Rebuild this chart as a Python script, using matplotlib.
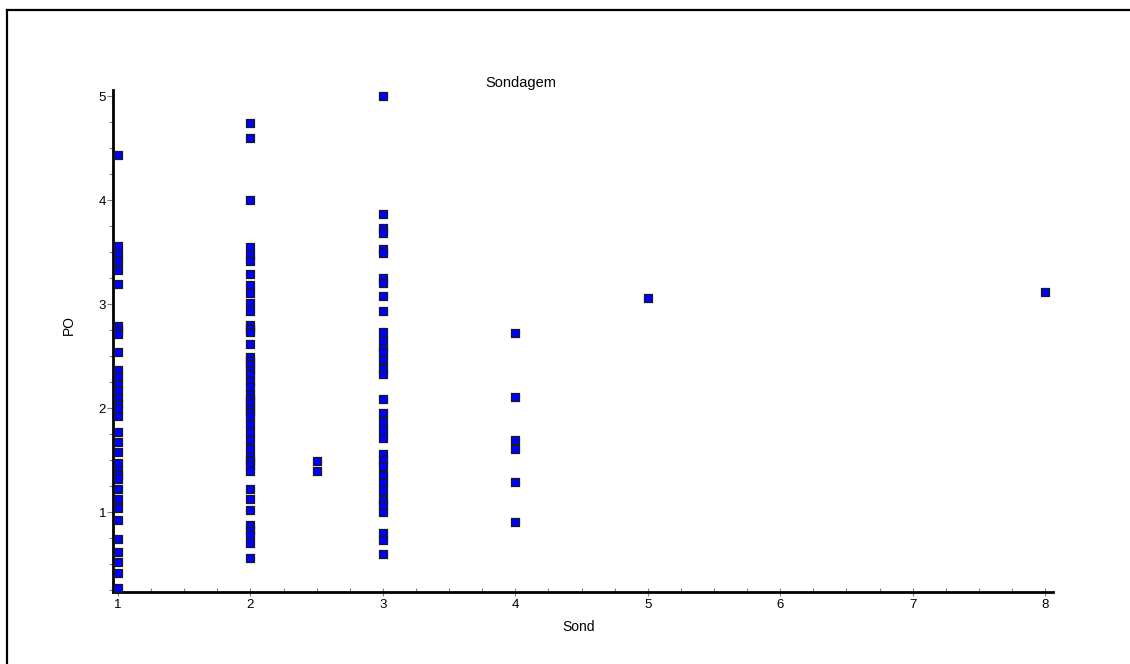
import matplotlib
matplotlib.use("Agg")
import matplotlib.pyplot as plt
from matplotlib.lines import Line2D
from matplotlib.ticker import MultipleLocator

plt.rcParams['font.family'] = ['Liberation Sans', 'DejaVu Sans']

# PO values per Sond group
po_s1 = [4.43, 3.56, 3.48, 3.41, 3.33, 3.19, 2.79, 2.75, 2.71, 2.54, 2.37, 2.30, 2.23,
         2.17, 2.10, 2.04, 1.99, 1.92, 1.77, 1.67, 1.58, 1.47, 1.40, 1.36, 1.32, 1.22,
         1.13, 1.04, 0.92, 0.74, 0.62, 0.52, 0.41, 0.27]
po_s2 = [4.74, 4.60, 4.00, 3.55, 3.47, 3.41, 3.29, 3.18, 3.11, 3.01, 2.93, 2.80, 2.76,
         2.73, 2.62, 2.49, 2.45, 2.41, 2.37, 2.33, 2.26, 2.20, 2.13, 2.09, 2.05, 2.00,
         1.96, 1.92, 1.85, 1.77, 1.69, 1.61, 1.53, 1.49, 1.45, 1.39, 1.22, 1.13, 1.02,
         0.88, 0.83, 0.78, 0.70, 0.56]
po_s25 = [1.49, 1.39]
po_s3 = [5.00, 3.87, 3.73, 3.68, 3.53, 3.49, 3.25, 3.20, 3.08, 2.93, 2.73, 2.65, 2.58,
         2.54, 2.46, 2.38, 2.33, 2.09, 1.95, 1.87, 1.79, 1.71, 1.56, 1.50, 1.44, 1.36,
         1.28, 1.20, 1.12, 1.07, 1.00, 0.80, 0.73, 0.60]
po_s4 = [2.72, 2.11, 1.69, 1.61, 1.29, 0.90]
po_s5 = [3.06]
po_s8 = [3.12]

groups = [(1, po_s1), (2, po_s2), (2.5, po_s25), (3, po_s3), (4, po_s4), (5, po_s5), (8, po_s8)]
sond = [g for g, vals in groups for _ in vals]
po = [v for g, vals in groups for v in vals]

W, H = 1130, 664
fig = plt.figure(figsize=(W / 100, H / 100), dpi=100)
fig.patch.set_facecolor('white')

# axes placement (pixels)
left, right, top, bottom = 113, 1053, 90, 592
ax = fig.add_axes([left / W, 1 - bottom / H, (right - left) / W, (bottom - top) / H])

ax.scatter(sond, po, marker='s', s=38, facecolor='#0000FF', edgecolor='#1a1a1a',
           linewidths=0.9, zorder=3, clip_on=False)

ax.set_xlim(0.962, 8.06)
ax.set_ylim(0.231, 5.058)

for s in ['top', 'right']:
    ax.spines[s].set_visible(False)
for s in ['left', 'bottom']:
    ax.spines[s].set_linewidth(2.0)
    ax.spines[s].set_color('black')

ax.xaxis.set_major_locator(MultipleLocator(1))
ax.xaxis.set_minor_locator(MultipleLocator(0.25))
ax.yaxis.set_major_locator(MultipleLocator(1))
ax.yaxis.set_minor_locator(MultipleLocator(0.25))

ax.tick_params(axis='x', which='major', direction='inout', length=6, width=0.8,
               color='#808080', labelsize=9.5, pad=2, labelcolor='black')
ax.tick_params(axis='x', which='minor', direction='in', length=3, width=0.8, color='#808080')
ax.tick_params(axis='y', which='major', direction='out', length=4, width=0.8,
               color='#808080', labelsize=9.5, pad=1, labelcolor='black')
ax.tick_params(axis='y', which='minor', direction='out', length=3, width=0.8, color='#808080')

ax.set_title('Sondagem', fontsize=10.5, x=0.434, pad=2)
ax.set_xlabel('Sond', fontsize=10)
ax.xaxis.set_label_coords(0.495, -0.056)
ax.set_ylabel('PO', fontsize=10)
ax.yaxis.set_label_coords(-0.040, 0.532)

# outer frame (top and left edges)
fig.add_artist(Line2D([7 / W, 7 / W], [1 - 10 / H, 0], transform=fig.transFigure,
                      color='black', linewidth=1.6))
fig.add_artist(Line2D([7 / W, 1], [1 - 10 / H, 1 - 10 / H], transform=fig.transFigure,
                      color='black', linewidth=1.6))

fig.savefig('out.png', dpi=100, facecolor='white')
┄┄┄┄┄┄
• YOUR INSTRUCTIONS:
Transcribe the opening line of the listing above, please, and every line after it through the line with "plt.rcParams['font.family'] = ['Liberation", word for word, without pictures.

• RESPONSE TO THIS TASK:
Rebuild this chart as a Python script, using matplotlib.
import matplotlib
matplotlib.use("Agg")
import matplotlib.pyplot as plt
from matplotlib.lines import Line2D
from matplotlib.ticker import MultipleLocator

plt.rcParams['font.family'] = ['Liberation Sans', 'DejaVu Sans']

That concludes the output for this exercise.